I think it's all quite lovely, though the screen print on the towel suggests a lack of truly absorbent powers. And yet, didn't the Jews doubt that the oil found when they reclaimed the Temple would burn for more than one night? Perhaps this screen print towel will be my modern day miracle of, um, absorption. Yes, just as the oil burned for eight days, so will my Chanukah Hostess towel persevere (much like the Maccabees), wiping up all liquids that come before it.

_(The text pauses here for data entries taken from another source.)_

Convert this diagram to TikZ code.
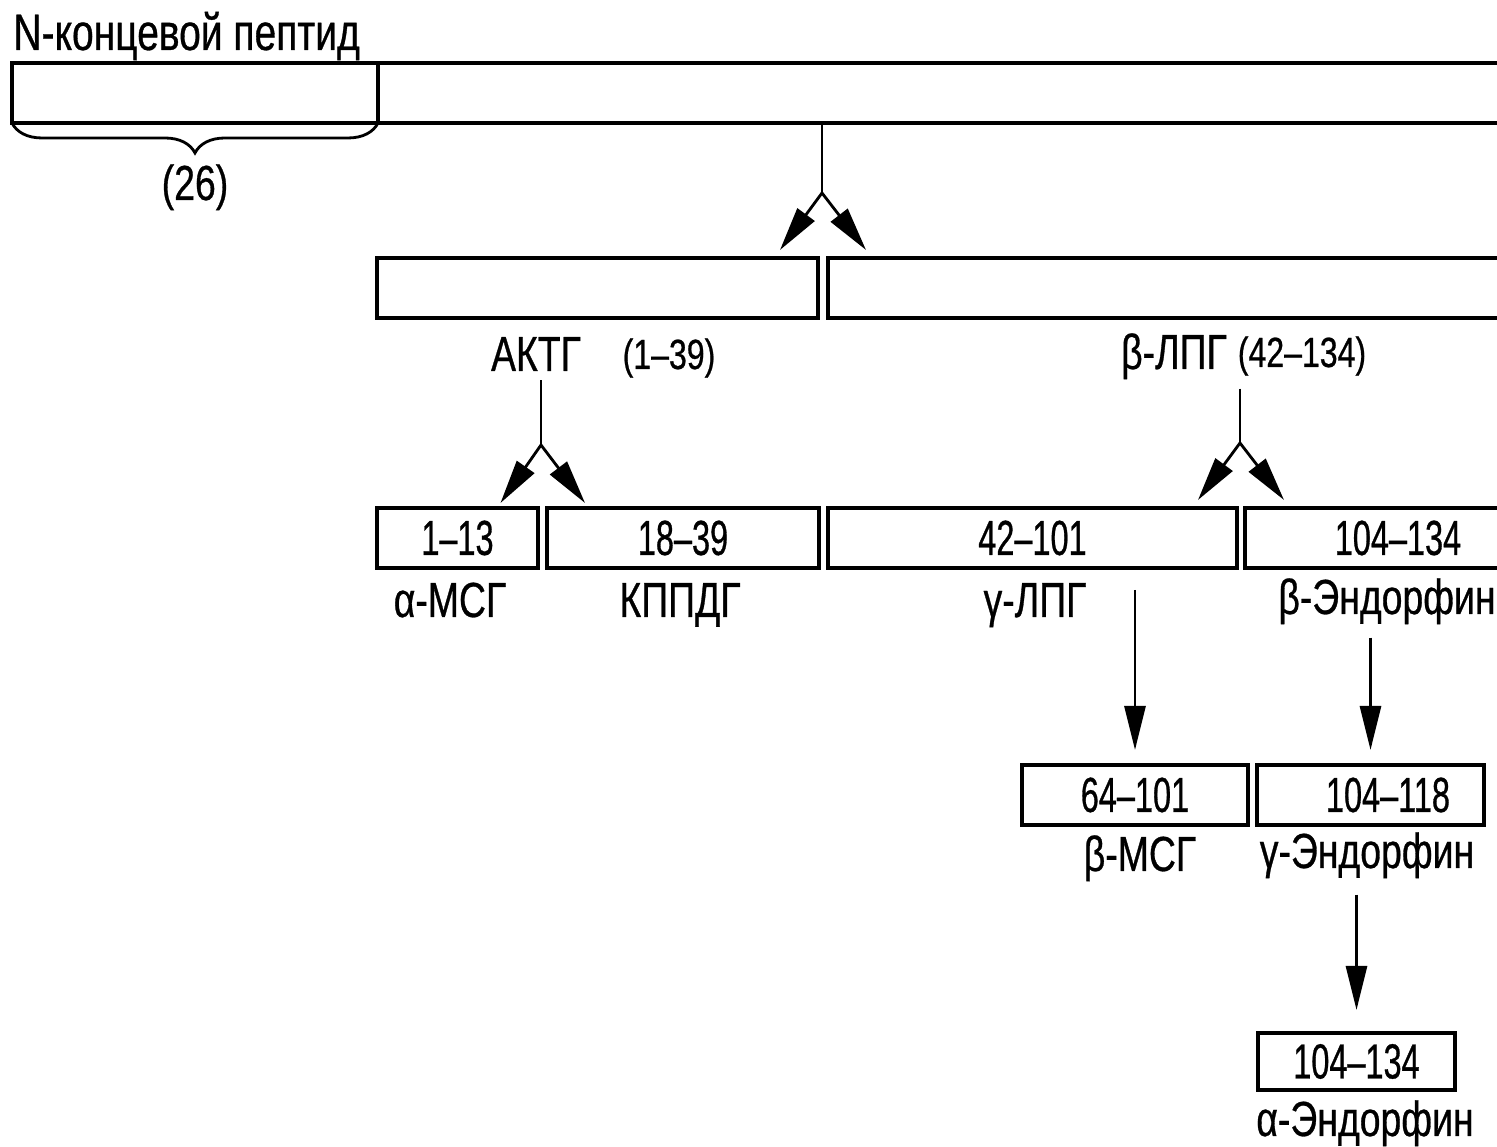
\documentclass[tikz,border=0pt]{standalone}
\usepackage{fontspec}
\setmainfont{Liberation Sans}[FakeStretch=0.76, FakeBold=0.6]
\newfontfamily\numfont{Liberation Sans}[FakeStretch=0.66, FakeBold=0.6]
\usetikzlibrary{arrows.meta, positioning, decorations.pathreplacing}

\begin{document}
\begin{tikzpicture}[
    box/.style={draw, line width=1.2pt, outer sep=0pt, minimum height=0.6cm, inner sep=0pt, font=\numfont\fontsize{14}{16}\selectfont},
    lbl/.style={inner sep=0pt, anchor=base, font=\fontsize{14}{16}\selectfont},
    rng/.style={inner sep=0pt, anchor=base, font=\fontsize{12}{14}\selectfont},
    >={Triangle[length=0.44cm, width=0.21cm]}, line width=0.8pt
]
\clip (0,0) rectangle (14.97,-11.47);

% precursor
\node[lbl, anchor=base west, font=\fontsize{14.6}{16}\selectfont] (nterm) at (0.12,-0.50) {N-концевой пептид};
\node[box, minimum width=3.66cm] (nbox) at (1.95,-0.93) {};
\node[box, anchor=west, minimum width=12cm] (pomc) at (nbox.east) {};
\draw[decorate, decoration={brace, mirror, amplitude=0.3cm}] (nbox.south west) -- (nbox.south east);
\node[lbl] (n26) at (1.95,-2.00) {(26)};

% first cleavage
\node[box, minimum width=4.41cm] (acth) at (5.975,-2.88) {};
\node[box, anchor=west, minimum width=7cm] (lph) at (8.28,-2.88) {};
\node[lbl] (acthname) at (5.36,-3.71) {АКТГ};
\node[rng] (acthrange) at (6.69,-3.69) {(1–39)};
\node[lbl] (lphname) at (11.74,-3.69) {β-ЛПГ};
\node[rng] (lphrange) at (13.02,-3.67) {(42–134)};

\coordinate (split1) at (8.22,-1.93);
\draw (split1 |- pomc.south) -- (split1);
\draw[->] (split1) -- ([xshift=-0.38cm, yshift=0.08cm]acth.north east);
\draw[->] (split1) -- ([xshift=0.38cm, yshift=0.08cm]lph.north west);

% second cleavage
\node[box, minimum width=1.61cm] (msga) at (4.575,-5.38) {1–13};
\node[box, minimum width=2.72cm] (kppdg) at (6.83,-5.38) {18–39};
\node[box, minimum width=4.09cm] (glph) at (10.325,-5.38) {42–101};
\node[box, minimum width=3.06cm] (bend) at (13.98,-5.38) {104–134};
\node[lbl] (msganame) at (4.50,-6.17) {α-МСГ};
\node[lbl] (kppdgname) at (6.80,-6.17) {КППДГ};
\node[lbl] (glphname) at (10.35,-6.17) {γ-ЛПГ};
\node[lbl] (bendname) at (13.87,-6.14) {β-Эндорфин};

\coordinate (split2) at (5.41,-4.45);
\draw ([yshift=-0.08cm]split2 |- acthname.south) -- (split2);
\draw[->] (split2) -- ([xshift=0.43cm, yshift=0.05cm]msga.north);
\draw[->] (split2) -- ([xshift=0.38cm, yshift=0.05cm]kppdg.north west);

\coordinate (split3) at (12.40,-4.43);
\draw ([yshift=-0.08cm]split3 |- lphname.south) -- (split3);
\draw[->] (split3) -- ([xshift=-0.39cm, yshift=0.08cm]glph.north east);
\draw[->] (split3) -- ([xshift=0.39cm, yshift=0.08cm]bend.north west);

% third cleavage
\node[box, minimum width=2.26cm] (msgb) at (11.35,-7.95) {64–101};
\node[box, minimum width=2.27cm] (gend) at (13.705,-7.95) {\hspace*{0.35cm}104–118};
\node[lbl] (msgbname) at (11.40,-8.71) {β-МСГ};
\node[lbl] (gendname) at (13.67,-8.68) {γ-Эндорфин};

\draw[->, shorten >=0.15cm] ([yshift=1.75cm]msgb.north) -- (msgb.north);
\draw[->, shorten >=0.15cm, shorten <=0.12cm] (bendname.south -| gend.north) -- (gend.north);

% last step
\node[box, minimum width=1.97cm, minimum height=0.57cm] (aend) at (13.565,-10.615) {104–134};
\node[lbl] (aendname) at (13.65,-11.36) {α-Эндорфин};

\draw[->, shorten >=0.23cm, shorten <=0.15cm] (gendname.south -| aend.north) -- (aend.north);
\end{tikzpicture}
\end{document}
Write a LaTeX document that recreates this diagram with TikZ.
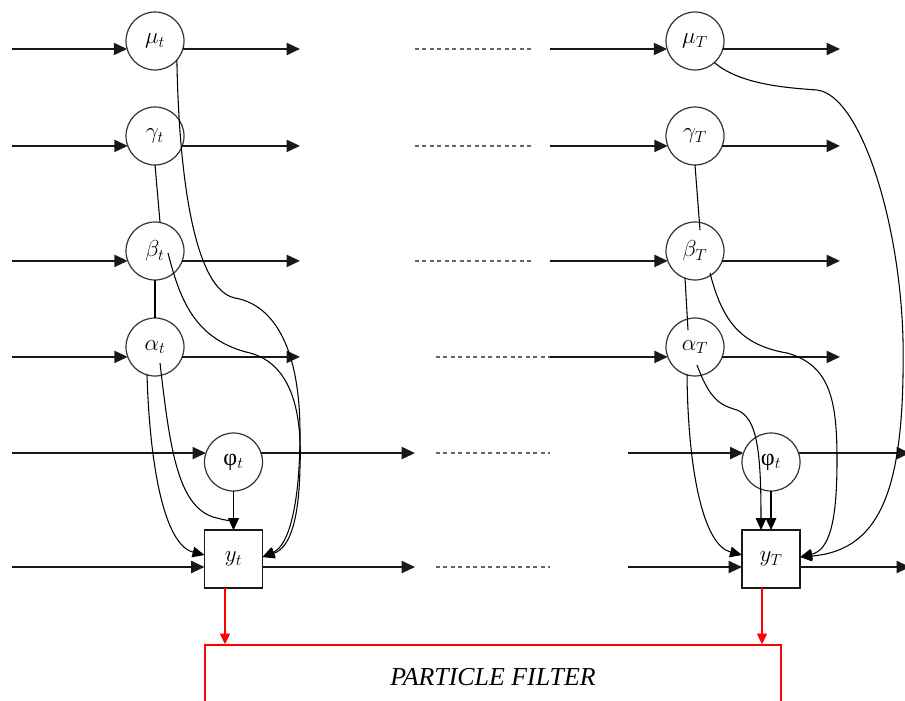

Anyways, here I am, drawing upon the combined powers of the Maccabees and the cornbeef bagel sandwich from Manny's. Intimidating, aren't I?

05 December 2005

cabbage soup


supper
Originally uploaded by deepfry.
tonight i made Abby Mandel's Sweet and Sour Cabbage Soup (with tempeh instead of sausage). some may argue that for one person to consume this entire pot of soup (over the course of a week probably) is highly problematic in that deep cleansing kind of way. but i tell ya, i'm obsessed with the stuff. it's so so good! yes, most people with whom i discussed my plans of cabbage soup dinner either sneered, scoffed or stomped away but i see this as nothing more than an anti-midwest bias. this hearty eastern european-influenced midwestern cuisine (it is, after all, from Mandel's excellent "Celebrating the Midwestern Table") is healthy, filling and a cinch to make. Dice an onion, a carrot, a head of cabbage, add some stock, some stewed tomatoes, a few spices and cook on the stovetop for 1/2 an hour. in the meantime, read the paper, work on a final exam (ahem), catch a rerun of seinfeld, pick your nails, make dessert, whatever. it's perfect!